In Our Time Study Guide

Ernest Hemingway wrote In Our Time in 1925, and its critical acclaim established him as a literary force. Critics currently argue over whether it should be considered a novel or merely a compilation of short stories and vignettes. In fact it has no defined genre, and ever since its publication, readers have had trouble coming to terms with its form. Still, many do see it as a novel, or as D.H. Lawrence called it, a "fragmentary novel," and Hemingway maintained that the pattern and structure of the book is so tight that deleting or replacing even one word would ruin the unity. The overall meaning of the narrative is created by the positioning of each story and vignette in relationship to others, but these juxtapositions also create its confusing structure. Each concrete image is set against another without the benefit of any real transition. The final version of In Our Time originates from the publication of a collection of chapters titled In Our Time in 1924. These earlier sketches are interspersed between the chapters in the 1925 In Our Time edition.

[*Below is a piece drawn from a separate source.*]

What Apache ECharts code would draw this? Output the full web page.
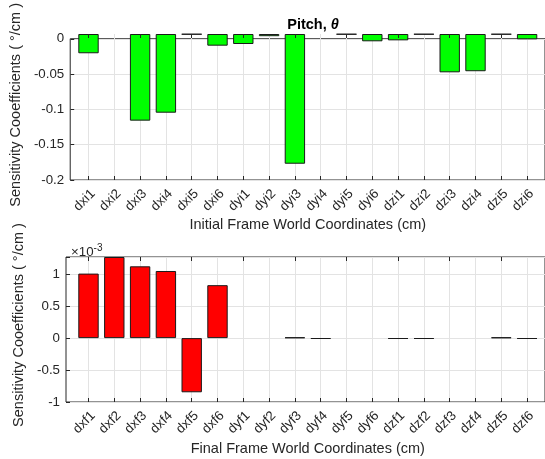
<!DOCTYPE html>
<html>
<head>
<meta charset="utf-8">
<script src="https://cdn.jsdelivr.net/npm/echarts@6/dist/echarts.min.js"></script>
<style>
  html, body { margin: 0; padding: 0; background: #fff; }
  #chart { width: 545px; height: 459px; }
</style>
</head>
<body>
<div id="chart"></div>
<script>
// Pitch sensitivity coefficients per coordinate (°/cm)
const initialLabels = ['dxi1', 'dxi2', 'dxi3', 'dxi4', 'dxi5', 'dxi6',
                       'dyi1', 'dyi2', 'dyi3', 'dyi4', 'dyi5', 'dyi6',
                       'dzi1', 'dzi2', 'dzi3', 'dzi4', 'dzi5', 'dzi6'];
const initialCoeffs = [-0.0264, 0, -0.1187, -0.1078, -0.0006, -0.0160,
                       -0.0137, -0.0030, -0.1777, 0, -0.0006, -0.0100,
                       -0.0087, -0.0006, -0.0525, -0.0510, -0.0006, -0.0073];

const finalLabels = ['dxf1', 'dxf2', 'dxf3', 'dxf4', 'dxf5', 'dxf6',
                     'dyf1', 'dyf2', 'dyf3', 'dyf4', 'dyf5', 'dyf6',
                     'dzf1', 'dzf2', 'dzf3', 'dzf4', 'dzf5', 'dzf6'];
// final-frame values are in units of 1e-3 °/cm
const finalCoeffsE3 = [1.010, 1.270, 1.124, 1.051, -0.848, 0.829,
                       0, 0, 0.012, -0.012, 0, 0,
                       -0.012, -0.012, 0, 0, 0.012, -0.012];

const initialTicks = [-0.2, -0.15, -0.1, -0.05, 0];
const finalTicks = [-1, -0.5, 0, 0.5, 1];

const FONT = "'Liberation Sans', Arial, Helvetica, sans-serif";
const INK = '#262626';
const GRID = '#e3e3e3';

const chart = echarts.init(document.getElementById('chart'), null, { renderer: 'canvas' });

// Each panel uses two grids: an outer frame grid carrying the y axis,
// horizontal gridlines and box, and an inner grid holding the category bars.
const panels = [
  { top: 34, height: 146, labels: initialLabels, values: initialCoeffs,
    min: -0.2, max: 0, interval: 0.05, ticks: initialTicks, color: '#00ff00',
    xName: 'Initial Frame World Coordinates (cm)', nameGap: 37 },
  { top: 257, height: 145, labels: finalLabels, values: finalCoeffsE3,
    min: -1, max: 1.27, interval: 0.5, ticks: finalTicks, color: '#ff0000',
    xName: 'Final Frame World Coordinates (cm)', nameGap: 39 }
];

const grid = [], xAxis = [], yAxis = [], series = [];
panels.forEach((p) => {
  const frameIdx = grid.length;
  grid.push({ left: 66, right: -5, top: p.top, height: p.height, show: true,
              borderColor: INK, borderWidth: 1, backgroundColor: '#fff' });
  const barIdx = grid.length;
  grid.push({ left: 75.6, width: 464.4, top: p.top, height: p.height });

  // frame x axis (hidden)
  xAxis.push({ gridIndex: frameIdx, type: 'value', min: 0, max: 1, show: false });
  // frame y axis with ticks, labels and gridlines
  yAxis.push({
    gridIndex: frameIdx, type: 'value', min: p.min, max: p.max, interval: p.interval,
    axisLine: { show: false },
    axisTick: { show: true, inside: true, length: 4, lineStyle: { color: INK } },
    axisLabel: {
      color: INK, fontFamily: FONT, fontSize: 13.3, margin: 6,
      formatter: v => (p.ticks.some(t => Math.abs(t - v) < 1e-9) ? String(+v.toFixed(3)) : '')
    },
    splitLine: { show: true, lineStyle: { color: GRID, width: 1 } },
    name: 'Sensitivity Cooefficients ( °/cm )',
    nameLocation: 'middle', nameRotate: 90, nameGap: 38,
    nameTextStyle: { color: INK, fontFamily: FONT, fontSize: 14.5, padding: [0, 0, 0, 9] }
  });

  // category axis of the bar grid
  xAxis.push({
    gridIndex: barIdx, type: 'category', data: p.labels, position: 'bottom',
    axisLine: { show: false, onZero: false },
    axisTick: { show: true, inside: true, length: 4, alignWithLabel: true, lineStyle: { color: INK } },
    splitLine: { show: true, alignWithLabel: true, lineStyle: { color: GRID, width: 1 } },
    axisLabel: { interval: 0, rotate: 45, verticalAlign: 'top', color: INK,
                 fontFamily: FONT, fontSize: 13.3, margin: 7 },
    name: p.xName, nameLocation: 'middle', nameGap: p.nameGap,
    nameTextStyle: { color: INK, fontFamily: FONT, fontSize: 14.5 }
  });
  // mirrored ticks along the top edge of the box, drawn above the bars
  xAxis.push({
    gridIndex: barIdx, type: 'category', data: p.labels, position: 'top', z: 6,
    axisLine: { show: false, onZero: false }, axisLabel: { show: false }, splitLine: { show: false },
    axisTick: { show: true, inside: true, length: 4, alignWithLabel: true, lineStyle: { color: INK } }
  });
  yAxis.push({ gridIndex: barIdx, type: 'value', min: p.min, max: p.max, show: false });

  // bars of exactly zero height are left undrawn
  series.push({
    type: 'bar', xAxisIndex: xAxis.length - 2, yAxisIndex: yAxis.length - 1,
    data: p.values.map(v => (v === 0 ? '-' : v)), barWidth: '79%',
    itemStyle: { color: p.color, borderColor: '#1a1a1a', borderWidth: 1 },
    silent: true, z: 3
  });
});

chart.setOption({
  animation: false,
  backgroundColor: '#fff',
  title: [
    { text: 'Pitch, {t|θ}', left: 308, top: 12, textAlign: 'center',
      textStyle: { fontFamily: FONT, fontSize: 14.5, fontWeight: 'bold', color: '#000',
        rich: { t: { fontFamily: FONT, fontSize: 14.5, fontStyle: 'italic', fontWeight: 'bold', color: '#000' } } } },
    { text: '×10{s|-3}', left: 66, top: 238,
      textStyle: { fontFamily: FONT, fontSize: 13.3, fontWeight: 'normal', color: INK,
        rich: { s: { fontFamily: FONT, fontSize: 10, color: INK, verticalAlign: 'top', padding: [0, 0, 8, 0] } } } }
  ],
  grid, xAxis, yAxis, series
});
</script>
</body>
</html>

The short vignettes are primarily concerned with war, crime, politics, and bullfighting, while the chapters are more personalized narratives. The chapters contain a constant thread of violence, but not nearly as prominently as in the vignettes, which also concern the characters' responses to violence. The chapters tend to concern themselves more with the problem of relationships, either romantic relationships between couples or family relationships--usually between father and son. Hemingway claims that he wrote the short vignettes of the 1924 edition in order to place them between the longer chapters of In Our Time, but many critics claim that at the time he wrote them in 1923 the idea for In Our Time (1925) was not yet conceived. The short vignettes are explosive in their explicit violence, while the chapters are softer and slower in their narration and imagery. By alternating the two forms he magnifies the impact of each, and he thus achieves a powerful collection.

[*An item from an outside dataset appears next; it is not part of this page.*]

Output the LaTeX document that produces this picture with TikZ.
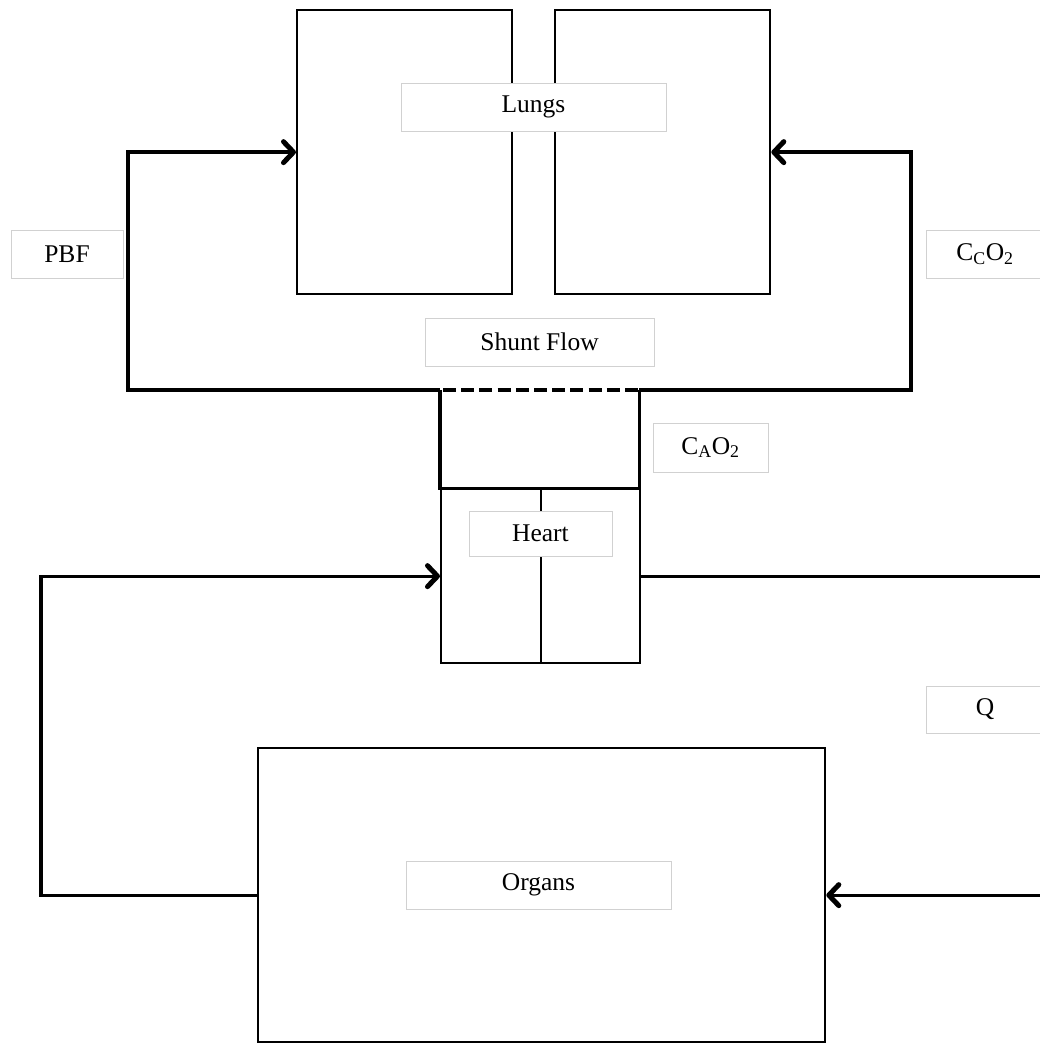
\documentclass[tikz,border=0pt]{standalone}
\usepackage{fontspec}
\setmainfont{Liberation Serif}
\usetikzlibrary{arrows.meta}
\begin{document}
\begin{tikzpicture}[x=1pt,y=-1pt,
  organ/.style={draw=black,line width=2.3pt,fill=white,inner sep=0pt,anchor=north west},
  conn/.style={draw=black,line width=3.3pt},
  tip/.style={-{Straight Barb[length=10pt,width=21pt,line width=5pt,round]}},
  lbl/.style={draw=black!18,line width=0.8pt,fill=white,inner sep=0pt,font=\fontsize{25.5}{29}\selectfont}]
\useasboundingbox (0,0) rectangle (1040,1043);
% boxes
\node[organ,minimum width=215pt,minimum height=284pt] (lungL) at (296,9) {};
\node[organ,minimum width=215pt,minimum height=284pt] (lungR) at (554,9) {};
\node[organ,minimum width=567pt,minimum height=294pt] (organs) at (257,747) {};
\node[inner sep=0pt,minimum width=199pt,minimum height=98pt,anchor=north west] (heartTop) at (440,390) {};
\node[organ,minimum width=199pt,minimum height=174pt] (heartBot) at (440,488) {};
\draw[line width=2pt] (heartBot.north) -- (heartBot.south);
\draw[conn,line join=miter] (heartTop.north west) -- (heartTop.south west) -- (heartTop.south east) -- (heartTop.north east);
\draw[line width=4pt,dash pattern=on 13pt off 5.2pt] ([xshift=3pt]heartTop.north west) -- (heartTop.north east);
% connectors
\coordinate (pl) at (128,390);
\coordinate (pr) at (911,390);
\coordinate (ql) at (41,894);
\coordinate (hr) at (1040,576);
\coordinate (or) at (1040,894);
\draw[conn,tip,line join=miter] (heartTop.north west) -- (pl) |- (lungL.west);
\draw[conn,tip,line join=miter] (heartTop.north east) -- (pr) |- (lungR.east);
\draw[conn,tip,line join=miter] (organs.west) -- (organs.west -| ql) |- (heartBot.west);
\draw[conn] (heartBot.east) -- (heartBot.east -| hr);
\draw[conn,tip] (organs.east -| or) -- (organs.east);
% labels
\node[lbl,minimum width=265pt,minimum height=48pt] (tl) at (533.5,107) {Lungs};
\node[lbl,minimum width=229pt,minimum height=48pt] (ts) at (539.5,342) {Shunt Flow};
\node[lbl,minimum width=112pt,minimum height=48pt] (tp) at (67,254) {PBF};
\node[lbl,minimum width=118pt,minimum height=48pt] (tc) at (985,254) {C\textsubscript{C}O\textsubscript{2}};
\node[lbl,minimum width=115pt,minimum height=49pt] (ta) at (710.5,447.5) {C\textsubscript{A}O\textsubscript{2}};
\node[lbl,minimum width=143pt,minimum height=45pt] (th) at (540.5,533.5) {Heart};
\node[lbl,minimum width=118pt,minimum height=47pt] (tq) at (985,709.5) {Q};
\node[lbl,minimum width=265pt,minimum height=48pt] (to) at (538.5,885) {Organs};
\end{tikzpicture}
\end{document}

Hemingway started seriously writing upon his return home to Oak Park from World War I. His stories all contained young heroes, and he submitted them to the Saturday Evening Post. In the years 1919-1922 Hemingway wrote with the goal of making a living from fiction writing. When he embarked for Paris he had a divided literary identity, though: he was journalist, poet, and fiction writer. In Paris, modernist literature had an impact on him, but he was still primarily a journalist, and his writing style was still in flux.

He returned to Paris from Toronto in 1924, and over the next year he discovered the form that would turn into In Our Time. Working as a journalist in Toronto, he read Joyce's Dubliners, which profoundly affected him. Upon his return he wrote nine stories in seven months, and these eventually became the core of In Our Time.

His experience as a journalist in Kansas City and Toronto certainly played a role in the construction of In Our Time, particularly its concise and very precise writing style, a style that Hemingway would adopt for most of his career. Even so, as mentioned above, the book depends upon the juxtaposition of one image against another, each becoming more powerful by the omission of all transitions.